Given instruction:
Copy nothing but the text: reproduce each line of the listing exactly and leave the pictures out.

Source data:
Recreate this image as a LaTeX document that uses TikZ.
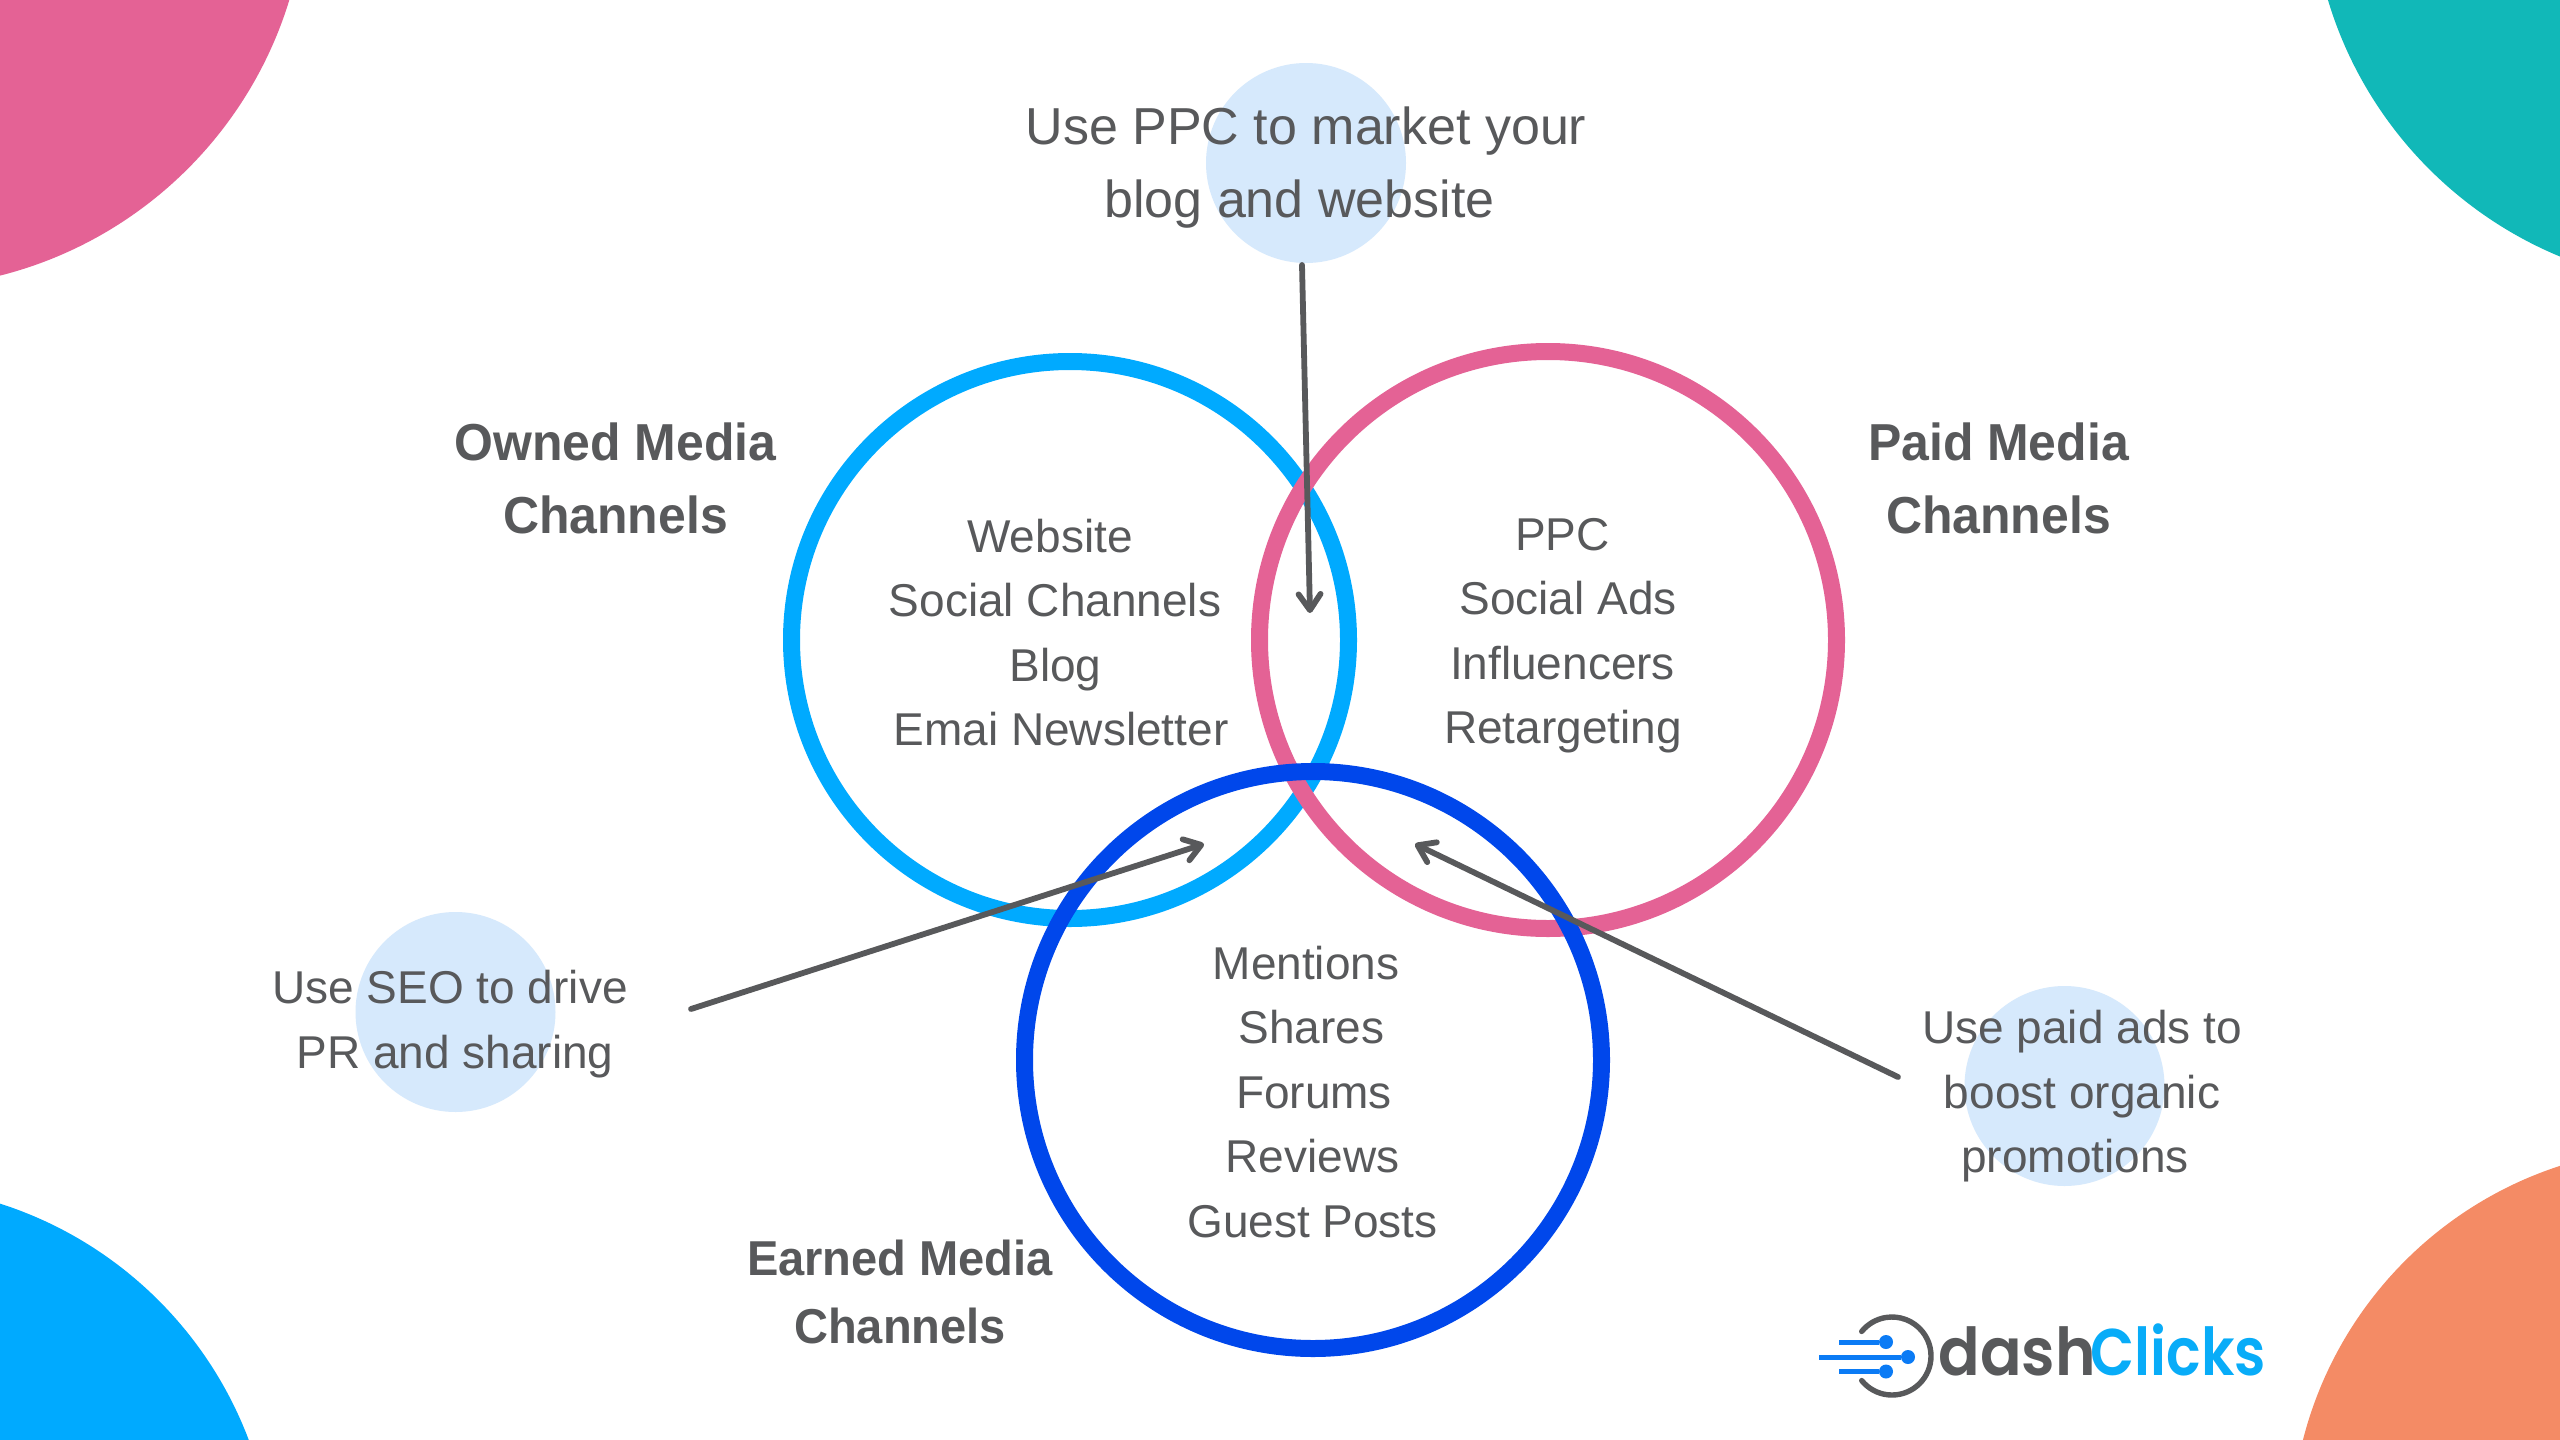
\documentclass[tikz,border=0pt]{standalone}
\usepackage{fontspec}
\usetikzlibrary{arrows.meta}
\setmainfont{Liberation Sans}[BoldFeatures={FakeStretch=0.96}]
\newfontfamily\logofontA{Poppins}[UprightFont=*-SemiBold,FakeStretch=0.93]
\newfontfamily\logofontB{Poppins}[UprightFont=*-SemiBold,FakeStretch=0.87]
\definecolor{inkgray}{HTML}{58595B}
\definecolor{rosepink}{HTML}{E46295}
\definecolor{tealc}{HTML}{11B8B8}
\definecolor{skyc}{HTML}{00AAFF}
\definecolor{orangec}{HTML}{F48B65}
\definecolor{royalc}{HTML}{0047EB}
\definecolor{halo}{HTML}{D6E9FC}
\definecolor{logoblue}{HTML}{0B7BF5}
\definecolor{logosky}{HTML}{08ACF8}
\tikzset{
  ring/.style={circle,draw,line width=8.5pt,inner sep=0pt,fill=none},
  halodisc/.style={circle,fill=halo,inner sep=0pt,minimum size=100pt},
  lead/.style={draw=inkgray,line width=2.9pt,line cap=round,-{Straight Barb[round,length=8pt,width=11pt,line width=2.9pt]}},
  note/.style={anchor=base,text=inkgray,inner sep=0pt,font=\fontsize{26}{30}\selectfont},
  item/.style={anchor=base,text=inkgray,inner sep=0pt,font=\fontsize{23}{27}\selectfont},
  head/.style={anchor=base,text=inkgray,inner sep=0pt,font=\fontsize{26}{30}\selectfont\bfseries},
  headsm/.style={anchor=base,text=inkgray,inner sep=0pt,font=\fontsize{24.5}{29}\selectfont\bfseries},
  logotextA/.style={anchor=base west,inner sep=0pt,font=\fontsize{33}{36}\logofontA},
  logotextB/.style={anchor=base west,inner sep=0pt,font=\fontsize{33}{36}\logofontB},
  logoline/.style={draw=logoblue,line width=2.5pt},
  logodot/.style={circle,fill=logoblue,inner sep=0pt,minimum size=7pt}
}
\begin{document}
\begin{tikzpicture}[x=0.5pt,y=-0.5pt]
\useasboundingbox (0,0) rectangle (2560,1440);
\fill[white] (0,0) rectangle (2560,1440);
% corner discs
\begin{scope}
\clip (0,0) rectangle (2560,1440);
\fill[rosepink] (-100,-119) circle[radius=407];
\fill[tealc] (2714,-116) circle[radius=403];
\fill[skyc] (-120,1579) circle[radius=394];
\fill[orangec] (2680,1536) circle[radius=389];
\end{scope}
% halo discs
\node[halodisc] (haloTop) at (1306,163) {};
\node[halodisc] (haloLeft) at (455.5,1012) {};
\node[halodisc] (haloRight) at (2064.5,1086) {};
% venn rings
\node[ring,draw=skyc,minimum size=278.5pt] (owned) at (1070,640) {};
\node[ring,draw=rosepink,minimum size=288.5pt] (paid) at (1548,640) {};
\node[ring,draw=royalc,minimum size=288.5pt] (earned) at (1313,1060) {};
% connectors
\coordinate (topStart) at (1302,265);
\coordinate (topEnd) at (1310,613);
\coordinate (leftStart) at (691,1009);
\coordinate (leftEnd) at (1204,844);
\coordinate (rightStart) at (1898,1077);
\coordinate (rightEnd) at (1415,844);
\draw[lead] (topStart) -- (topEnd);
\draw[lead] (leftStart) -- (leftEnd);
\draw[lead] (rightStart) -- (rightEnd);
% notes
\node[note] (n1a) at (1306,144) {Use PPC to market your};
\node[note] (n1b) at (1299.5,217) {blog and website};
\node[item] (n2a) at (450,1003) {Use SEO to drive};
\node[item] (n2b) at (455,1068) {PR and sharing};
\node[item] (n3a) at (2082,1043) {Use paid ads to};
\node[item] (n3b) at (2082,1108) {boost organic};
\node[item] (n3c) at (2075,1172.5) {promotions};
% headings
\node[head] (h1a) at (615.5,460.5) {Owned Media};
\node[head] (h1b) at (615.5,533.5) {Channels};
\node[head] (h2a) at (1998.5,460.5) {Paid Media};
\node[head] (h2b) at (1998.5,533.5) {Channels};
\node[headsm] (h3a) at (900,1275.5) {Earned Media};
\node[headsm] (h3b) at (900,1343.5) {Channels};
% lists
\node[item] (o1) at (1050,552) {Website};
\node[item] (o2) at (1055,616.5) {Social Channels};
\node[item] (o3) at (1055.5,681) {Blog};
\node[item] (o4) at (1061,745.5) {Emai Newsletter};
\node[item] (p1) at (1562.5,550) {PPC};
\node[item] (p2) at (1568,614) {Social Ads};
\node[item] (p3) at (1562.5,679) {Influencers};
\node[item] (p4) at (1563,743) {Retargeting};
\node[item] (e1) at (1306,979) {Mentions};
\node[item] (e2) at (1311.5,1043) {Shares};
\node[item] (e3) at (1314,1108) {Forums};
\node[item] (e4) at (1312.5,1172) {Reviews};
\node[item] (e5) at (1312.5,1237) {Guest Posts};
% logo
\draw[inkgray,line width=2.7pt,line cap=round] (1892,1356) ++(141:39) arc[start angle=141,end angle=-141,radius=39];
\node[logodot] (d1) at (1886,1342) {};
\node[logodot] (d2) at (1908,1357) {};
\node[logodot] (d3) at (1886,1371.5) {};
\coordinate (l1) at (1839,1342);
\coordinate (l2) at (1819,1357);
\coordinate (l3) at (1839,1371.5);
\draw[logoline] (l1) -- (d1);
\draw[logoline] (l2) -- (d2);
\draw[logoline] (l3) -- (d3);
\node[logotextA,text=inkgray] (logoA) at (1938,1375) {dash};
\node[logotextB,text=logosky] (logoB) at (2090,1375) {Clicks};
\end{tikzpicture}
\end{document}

Expected answer:
Recreate this image as a LaTeX document that uses TikZ.
\documentclass[tikz,border=0pt]{standalone}
\usepackage{fontspec}
\usetikzlibrary{arrows.meta}
\setmainfont{Liberation Sans}[BoldFeatures={FakeStretch=0.96}]
\newfontfamily\logofontA{Poppins}[UprightFont=*-SemiBold,FakeStretch=0.93]
\newfontfamily\logofontB{Poppins}[UprightFont=*-SemiBold,FakeStretch=0.87]
\definecolor{inkgray}{HTML}{58595B}
\definecolor{rosepink}{HTML}{E46295}
\definecolor{tealc}{HTML}{11B8B8}
\definecolor{skyc}{HTML}{00AAFF}
\definecolor{orangec}{HTML}{F48B65}
\definecolor{royalc}{HTML}{0047EB}
\definecolor{halo}{HTML}{D6E9FC}
\definecolor{logoblue}{HTML}{0B7BF5}
\definecolor{logosky}{HTML}{08ACF8}
\tikzset{
  ring/.style={circle,draw,line width=8.5pt,inner sep=0pt,fill=none},
  halodisc/.style={circle,fill=halo,inner sep=0pt,minimum size=100pt},
  lead/.style={draw=inkgray,line width=2.9pt,line cap=round,-{Straight Barb[round,length=8pt,width=11pt,line width=2.9pt]}},
  note/.style={anchor=base,text=inkgray,inner sep=0pt,font=\fontsize{26}{30}\selectfont},
  item/.style={anchor=base,text=inkgray,inner sep=0pt,font=\fontsize{23}{27}\selectfont},
  head/.style={anchor=base,text=inkgray,inner sep=0pt,font=\fontsize{26}{30}\selectfont\bfseries},
  headsm/.style={anchor=base,text=inkgray,inner sep=0pt,font=\fontsize{24.5}{29}\selectfont\bfseries},
  logotextA/.style={anchor=base west,inner sep=0pt,font=\fontsize{33}{36}\logofontA},
  logotextB/.style={anchor=base west,inner sep=0pt,font=\fontsize{33}{36}\logofontB},
  logoline/.style={draw=logoblue,line width=2.5pt},
  logodot/.style={circle,fill=logoblue,inner sep=0pt,minimum size=7pt}
}
\begin{document}
\begin{tikzpicture}[x=0.5pt,y=-0.5pt]
\useasboundingbox (0,0) rectangle (2560,1440);
\fill[white] (0,0) rectangle (2560,1440);
% corner discs
\begin{scope}
\clip (0,0) rectangle (2560,1440);
\fill[rosepink] (-100,-119) circle[radius=407];
\fill[tealc] (2714,-116) circle[radius=403];
\fill[skyc] (-120,1579) circle[radius=394];
\fill[orangec] (2680,1536) circle[radius=389];
\end{scope}
% halo discs
\node[halodisc] (haloTop) at (1306,163) {};
\node[halodisc] (haloLeft) at (455.5,1012) {};
\node[halodisc] (haloRight) at (2064.5,1086) {};
% venn rings
\node[ring,draw=skyc,minimum size=278.5pt] (owned) at (1070,640) {};
\node[ring,draw=rosepink,minimum size=288.5pt] (paid) at (1548,640) {};
\node[ring,draw=royalc,minimum size=288.5pt] (earned) at (1313,1060) {};
% connectors
\coordinate (topStart) at (1302,265);
\coordinate (topEnd) at (1310,613);
\coordinate (leftStart) at (691,1009);
\coordinate (leftEnd) at (1204,844);
\coordinate (rightStart) at (1898,1077);
\coordinate (rightEnd) at (1415,844);
\draw[lead] (topStart) -- (topEnd);
\draw[lead] (leftStart) -- (leftEnd);
\draw[lead] (rightStart) -- (rightEnd);
% notes
\node[note] (n1a) at (1306,144) {Use PPC to market your};
\node[note] (n1b) at (1299.5,217) {blog and website};
\node[item] (n2a) at (450,1003) {Use SEO to drive};
\node[item] (n2b) at (455,1068) {PR and sharing};
\node[item] (n3a) at (2082,1043) {Use paid ads to};
\node[item] (n3b) at (2082,1108) {boost organic};
\node[item] (n3c) at (2075,1172.5) {promotions};
% headings
\node[head] (h1a) at (615.5,460.5) {Owned Media};
\node[head] (h1b) at (615.5,533.5) {Channels};
\node[head] (h2a) at (1998.5,460.5) {Paid Media};
\node[head] (h2b) at (1998.5,533.5) {Channels};
\node[headsm] (h3a) at (900,1275.5) {Earned Media};
\node[headsm] (h3b) at (900,1343.5) {Channels};
% lists
\node[item] (o1) at (1050,552) {Website};
\node[item] (o2) at (1055,616.5) {Social Channels};
\node[item] (o3) at (1055.5,681) {Blog};
\node[item] (o4) at (1061,745.5) {Emai Newsletter};
\node[item] (p1) at (1562.5,550) {PPC};
\node[item] (p2) at (1568,614) {Social Ads};
\node[item] (p3) at (1562.5,679) {Influencers};
\node[item] (p4) at (1563,743) {Retargeting};
\node[item] (e1) at (1306,979) {Mentions};
\node[item] (e2) at (1311.5,1043) {Shares};
\node[item] (e3) at (1314,1108) {Forums};
\node[item] (e4) at (1312.5,1172) {Reviews};
\node[item] (e5) at (1312.5,1237) {Guest Posts};
% logo
\draw[inkgray,line width=2.7pt,line cap=round] (1892,1356) ++(141:39) arc[start angle=141,end angle=-141,radius=39];
\node[logodot] (d1) at (1886,1342) {};
\node[logodot] (d2) at (1908,1357) {};
\node[logodot] (d3) at (1886,1371.5) {};
\coordinate (l1) at (1839,1342);
\coordinate (l2) at (1819,1357);
\coordinate (l3) at (1839,1371.5);
\draw[logoline] (l1) -- (d1);
\draw[logoline] (l2) -- (d2);
\draw[logoline] (l3) -- (d3);
\node[logotextA,text=inkgray] (logoA) at (1938,1375) {dash};
\node[logotextB,text=logosky] (logoB) at (2090,1375) {Clicks};
\end{tikzpicture}
\end{document}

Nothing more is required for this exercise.